- Work required -
For the copy, please give all of the data again exactly and leave the pictures out.

--- Begin Supplied data ---

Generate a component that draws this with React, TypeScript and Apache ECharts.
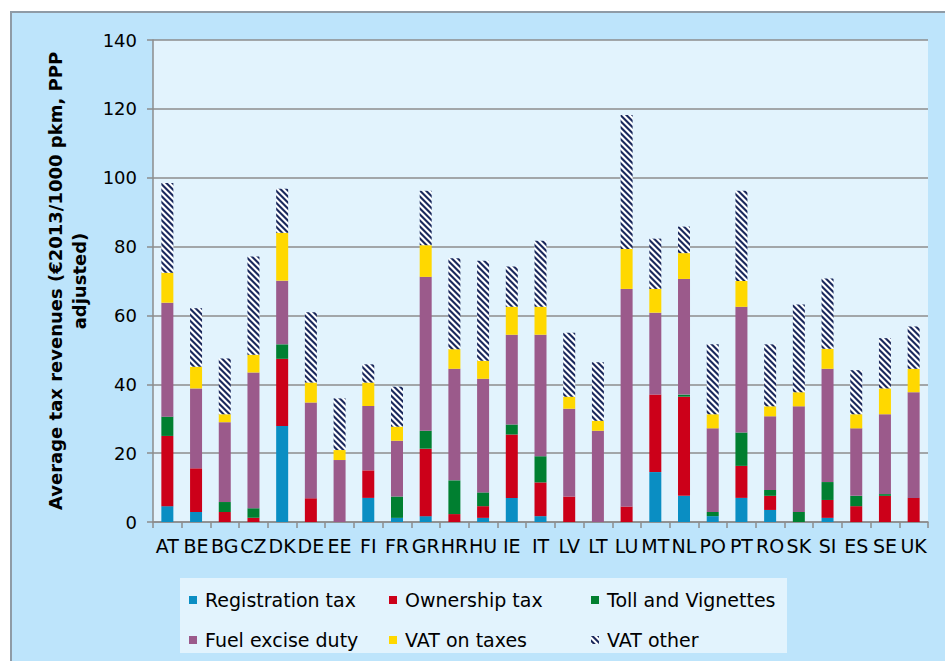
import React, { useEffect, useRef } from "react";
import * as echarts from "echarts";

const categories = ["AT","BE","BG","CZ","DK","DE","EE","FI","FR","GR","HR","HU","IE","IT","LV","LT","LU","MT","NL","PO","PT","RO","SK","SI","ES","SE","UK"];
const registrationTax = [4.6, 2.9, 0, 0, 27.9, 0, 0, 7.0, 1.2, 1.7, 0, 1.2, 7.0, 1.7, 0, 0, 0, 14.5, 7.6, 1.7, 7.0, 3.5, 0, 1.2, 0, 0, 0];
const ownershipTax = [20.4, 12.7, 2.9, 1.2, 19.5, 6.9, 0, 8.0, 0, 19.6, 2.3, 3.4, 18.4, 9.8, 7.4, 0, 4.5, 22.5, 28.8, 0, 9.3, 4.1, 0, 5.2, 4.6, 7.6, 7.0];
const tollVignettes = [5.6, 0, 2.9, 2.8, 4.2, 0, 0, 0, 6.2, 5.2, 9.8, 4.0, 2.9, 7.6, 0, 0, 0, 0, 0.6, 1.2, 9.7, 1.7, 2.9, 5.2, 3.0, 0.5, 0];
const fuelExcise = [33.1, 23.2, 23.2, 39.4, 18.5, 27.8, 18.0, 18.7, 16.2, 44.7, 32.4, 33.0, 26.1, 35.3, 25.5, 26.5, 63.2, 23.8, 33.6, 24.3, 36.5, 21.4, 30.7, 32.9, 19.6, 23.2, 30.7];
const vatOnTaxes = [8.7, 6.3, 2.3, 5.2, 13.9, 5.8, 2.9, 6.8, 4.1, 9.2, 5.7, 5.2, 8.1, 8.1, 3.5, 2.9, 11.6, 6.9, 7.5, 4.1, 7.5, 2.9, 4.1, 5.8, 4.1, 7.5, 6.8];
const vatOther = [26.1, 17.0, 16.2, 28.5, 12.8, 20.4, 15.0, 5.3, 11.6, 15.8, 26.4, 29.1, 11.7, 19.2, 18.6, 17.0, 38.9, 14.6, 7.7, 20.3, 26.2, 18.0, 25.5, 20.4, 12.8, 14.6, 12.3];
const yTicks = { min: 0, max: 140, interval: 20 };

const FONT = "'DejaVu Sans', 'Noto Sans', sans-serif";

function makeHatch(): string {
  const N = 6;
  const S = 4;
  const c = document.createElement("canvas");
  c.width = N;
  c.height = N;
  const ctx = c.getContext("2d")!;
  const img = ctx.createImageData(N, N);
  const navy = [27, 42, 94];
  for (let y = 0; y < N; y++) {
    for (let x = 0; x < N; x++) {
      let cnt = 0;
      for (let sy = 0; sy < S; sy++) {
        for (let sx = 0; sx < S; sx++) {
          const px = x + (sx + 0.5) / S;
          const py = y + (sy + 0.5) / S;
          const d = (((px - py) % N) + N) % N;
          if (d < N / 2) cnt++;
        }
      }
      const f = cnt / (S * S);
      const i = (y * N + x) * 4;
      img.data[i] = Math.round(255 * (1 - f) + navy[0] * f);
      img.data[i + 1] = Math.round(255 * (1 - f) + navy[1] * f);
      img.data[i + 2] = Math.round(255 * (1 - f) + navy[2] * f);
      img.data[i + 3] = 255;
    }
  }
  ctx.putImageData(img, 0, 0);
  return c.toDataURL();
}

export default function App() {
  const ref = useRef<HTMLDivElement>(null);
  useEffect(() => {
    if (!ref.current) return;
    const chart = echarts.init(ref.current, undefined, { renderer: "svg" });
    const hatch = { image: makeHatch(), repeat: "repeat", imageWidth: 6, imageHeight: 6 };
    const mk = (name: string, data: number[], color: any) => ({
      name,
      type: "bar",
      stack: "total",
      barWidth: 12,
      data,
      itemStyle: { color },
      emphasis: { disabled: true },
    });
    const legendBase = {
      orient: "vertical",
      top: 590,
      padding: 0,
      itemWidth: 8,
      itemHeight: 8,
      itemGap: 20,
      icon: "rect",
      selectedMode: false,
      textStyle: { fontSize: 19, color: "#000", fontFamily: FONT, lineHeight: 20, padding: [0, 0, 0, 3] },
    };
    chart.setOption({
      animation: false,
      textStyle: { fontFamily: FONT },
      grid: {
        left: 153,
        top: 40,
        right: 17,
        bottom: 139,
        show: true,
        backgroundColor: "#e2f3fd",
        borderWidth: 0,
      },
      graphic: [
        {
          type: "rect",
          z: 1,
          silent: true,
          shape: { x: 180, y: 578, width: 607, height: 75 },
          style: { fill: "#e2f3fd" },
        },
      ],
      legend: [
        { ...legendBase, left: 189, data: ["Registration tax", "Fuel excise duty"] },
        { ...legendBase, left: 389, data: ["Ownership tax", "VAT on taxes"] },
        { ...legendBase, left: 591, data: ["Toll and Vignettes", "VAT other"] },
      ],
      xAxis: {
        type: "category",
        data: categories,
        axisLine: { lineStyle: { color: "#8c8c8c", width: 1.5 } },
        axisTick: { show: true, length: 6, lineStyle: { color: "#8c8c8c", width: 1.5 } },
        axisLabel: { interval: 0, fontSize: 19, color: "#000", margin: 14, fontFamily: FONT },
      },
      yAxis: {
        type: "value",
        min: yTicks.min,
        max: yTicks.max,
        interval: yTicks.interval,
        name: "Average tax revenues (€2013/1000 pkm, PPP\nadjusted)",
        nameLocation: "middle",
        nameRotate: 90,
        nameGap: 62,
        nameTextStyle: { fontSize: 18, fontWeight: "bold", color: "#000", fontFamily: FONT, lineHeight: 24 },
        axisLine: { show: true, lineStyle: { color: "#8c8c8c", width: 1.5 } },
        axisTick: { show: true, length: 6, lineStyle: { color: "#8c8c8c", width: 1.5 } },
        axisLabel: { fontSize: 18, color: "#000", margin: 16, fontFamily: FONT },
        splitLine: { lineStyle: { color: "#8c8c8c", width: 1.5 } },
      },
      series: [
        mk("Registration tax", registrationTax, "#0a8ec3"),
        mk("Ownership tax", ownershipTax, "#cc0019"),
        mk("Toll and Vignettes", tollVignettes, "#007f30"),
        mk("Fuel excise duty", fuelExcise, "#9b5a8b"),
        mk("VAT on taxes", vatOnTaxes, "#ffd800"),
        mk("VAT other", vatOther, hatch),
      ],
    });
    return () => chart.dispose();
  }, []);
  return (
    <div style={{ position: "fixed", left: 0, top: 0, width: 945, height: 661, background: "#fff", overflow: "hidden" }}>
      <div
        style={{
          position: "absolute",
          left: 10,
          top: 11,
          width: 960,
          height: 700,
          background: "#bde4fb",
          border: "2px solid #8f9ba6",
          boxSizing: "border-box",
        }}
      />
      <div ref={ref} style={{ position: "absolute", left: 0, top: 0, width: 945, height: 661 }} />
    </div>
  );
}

--- End Supplied data ---

- Complete answer -
Generate a component that draws this with React, TypeScript and Apache ECharts.
import React, { useEffect, useRef } from "react";
import * as echarts from "echarts";

const categories = ["AT","BE","BG","CZ","DK","DE","EE","FI","FR","GR","HR","HU","IE","IT","LV","LT","LU","MT","NL","PO","PT","RO","SK","SI","ES","SE","UK"];
const registrationTax = [4.6, 2.9, 0, 0, 27.9, 0, 0, 7.0, 1.2, 1.7, 0, 1.2, 7.0, 1.7, 0, 0, 0, 14.5, 7.6, 1.7, 7.0, 3.5, 0, 1.2, 0, 0, 0];
const ownershipTax = [20.4, 12.7, 2.9, 1.2, 19.5, 6.9, 0, 8.0, 0, 19.6, 2.3, 3.4, 18.4, 9.8, 7.4, 0, 4.5, 22.5, 28.8, 0, 9.3, 4.1, 0, 5.2, 4.6, 7.6, 7.0];
const tollVignettes = [5.6, 0, 2.9, 2.8, 4.2, 0, 0, 0, 6.2, 5.2, 9.8, 4.0, 2.9, 7.6, 0, 0, 0, 0, 0.6, 1.2, 9.7, 1.7, 2.9, 5.2, 3.0, 0.5, 0];
const fuelExcise = [33.1, 23.2, 23.2, 39.4, 18.5, 27.8, 18.0, 18.7, 16.2, 44.7, 32.4, 33.0, 26.1, 35.3, 25.5, 26.5, 63.2, 23.8, 33.6, 24.3, 36.5, 21.4, 30.7, 32.9, 19.6, 23.2, 30.7];
const vatOnTaxes = [8.7, 6.3, 2.3, 5.2, 13.9, 5.8, 2.9, 6.8, 4.1, 9.2, 5.7, 5.2, 8.1, 8.1, 3.5, 2.9, 11.6, 6.9, 7.5, 4.1, 7.5, 2.9, 4.1, 5.8, 4.1, 7.5, 6.8];
const vatOther = [26.1, 17.0, 16.2, 28.5, 12.8, 20.4, 15.0, 5.3, 11.6, 15.8, 26.4, 29.1, 11.7, 19.2, 18.6, 17.0, 38.9, 14.6, 7.7, 20.3, 26.2, 18.0, 25.5, 20.4, 12.8, 14.6, 12.3];
const yTicks = { min: 0, max: 140, interval: 20 };

const FONT = "'DejaVu Sans', 'Noto Sans', sans-serif";

function makeHatch(): string {
  const N = 6;
  const S = 4;
  const c = document.createElement("canvas");
  c.width = N;
  c.height = N;
  const ctx = c.getContext("2d")!;
  const img = ctx.createImageData(N, N);
  const navy = [27, 42, 94];
  for (let y = 0; y < N; y++) {
    for (let x = 0; x < N; x++) {
      let cnt = 0;
      for (let sy = 0; sy < S; sy++) {
        for (let sx = 0; sx < S; sx++) {
          const px = x + (sx + 0.5) / S;
          const py = y + (sy + 0.5) / S;
          const d = (((px - py) % N) + N) % N;
          if (d < N / 2) cnt++;
        }
      }
      const f = cnt / (S * S);
      const i = (y * N + x) * 4;
      img.data[i] = Math.round(255 * (1 - f) + navy[0] * f);
      img.data[i + 1] = Math.round(255 * (1 - f) + navy[1] * f);
      img.data[i + 2] = Math.round(255 * (1 - f) + navy[2] * f);
      img.data[i + 3] = 255;
    }
  }
  ctx.putImageData(img, 0, 0);
  return c.toDataURL();
}

export default function App() {
  const ref = useRef<HTMLDivElement>(null);
  useEffect(() => {
    if (!ref.current) return;
    const chart = echarts.init(ref.current, undefined, { renderer: "svg" });
    const hatch = { image: makeHatch(), repeat: "repeat", imageWidth: 6, imageHeight: 6 };
    const mk = (name: string, data: number[], color: any) => ({
      name,
      type: "bar",
      stack: "total",
      barWidth: 12,
      data,
      itemStyle: { color },
      emphasis: { disabled: true },
    });
    const legendBase = {
      orient: "vertical",
      top: 590,
      padding: 0,
      itemWidth: 8,
      itemHeight: 8,
      itemGap: 20,
      icon: "rect",
      selectedMode: false,
      textStyle: { fontSize: 19, color: "#000", fontFamily: FONT, lineHeight: 20, padding: [0, 0, 0, 3] },
    };
    chart.setOption({
      animation: false,
      textStyle: { fontFamily: FONT },
      grid: {
        left: 153,
        top: 40,
        right: 17,
        bottom: 139,
        show: true,
        backgroundColor: "#e2f3fd",
        borderWidth: 0,
      },
      graphic: [
        {
          type: "rect",
          z: 1,
          silent: true,
          shape: { x: 180, y: 578, width: 607, height: 75 },
          style: { fill: "#e2f3fd" },
        },
      ],
      legend: [
        { ...legendBase, left: 189, data: ["Registration tax", "Fuel excise duty"] },
        { ...legendBase, left: 389, data: ["Ownership tax", "VAT on taxes"] },
        { ...legendBase, left: 591, data: ["Toll and Vignettes", "VAT other"] },
      ],
      xAxis: {
        type: "category",
        data: categories,
        axisLine: { lineStyle: { color: "#8c8c8c", width: 1.5 } },
        axisTick: { show: true, length: 6, lineStyle: { color: "#8c8c8c", width: 1.5 } },
        axisLabel: { interval: 0, fontSize: 19, color: "#000", margin: 14, fontFamily: FONT },
      },
      yAxis: {
        type: "value",
        min: yTicks.min,
        max: yTicks.max,
        interval: yTicks.interval,
        name: "Average tax revenues (€2013/1000 pkm, PPP\nadjusted)",
        nameLocation: "middle",
        nameRotate: 90,
        nameGap: 62,
        nameTextStyle: { fontSize: 18, fontWeight: "bold", color: "#000", fontFamily: FONT, lineHeight: 24 },
        axisLine: { show: true, lineStyle: { color: "#8c8c8c", width: 1.5 } },
        axisTick: { show: true, length: 6, lineStyle: { color: "#8c8c8c", width: 1.5 } },
        axisLabel: { fontSize: 18, color: "#000", margin: 16, fontFamily: FONT },
        splitLine: { lineStyle: { color: "#8c8c8c", width: 1.5 } },
      },
      series: [
        mk("Registration tax", registrationTax, "#0a8ec3"),
        mk("Ownership tax", ownershipTax, "#cc0019"),
        mk("Toll and Vignettes", tollVignettes, "#007f30"),
        mk("Fuel excise duty", fuelExcise, "#9b5a8b"),
        mk("VAT on taxes", vatOnTaxes, "#ffd800"),
        mk("VAT other", vatOther, hatch),
      ],
    });
    return () => chart.dispose();
  }, []);
  return (
    <div style={{ position: "fixed", left: 0, top: 0, width: 945, height: 661, background: "#fff", overflow: "hidden" }}>
      <div
        style={{
          position: "absolute",
          left: 10,
          top: 11,
          width: 960,
          height: 700,
          background: "#bde4fb",
          border: "2px solid #8f9ba6",
          boxSizing: "border-box",
        }}
      />
      <div ref={ref} style={{ position: "absolute", left: 0, top: 0, width: 945, height: 661 }} />
    </div>
  );
}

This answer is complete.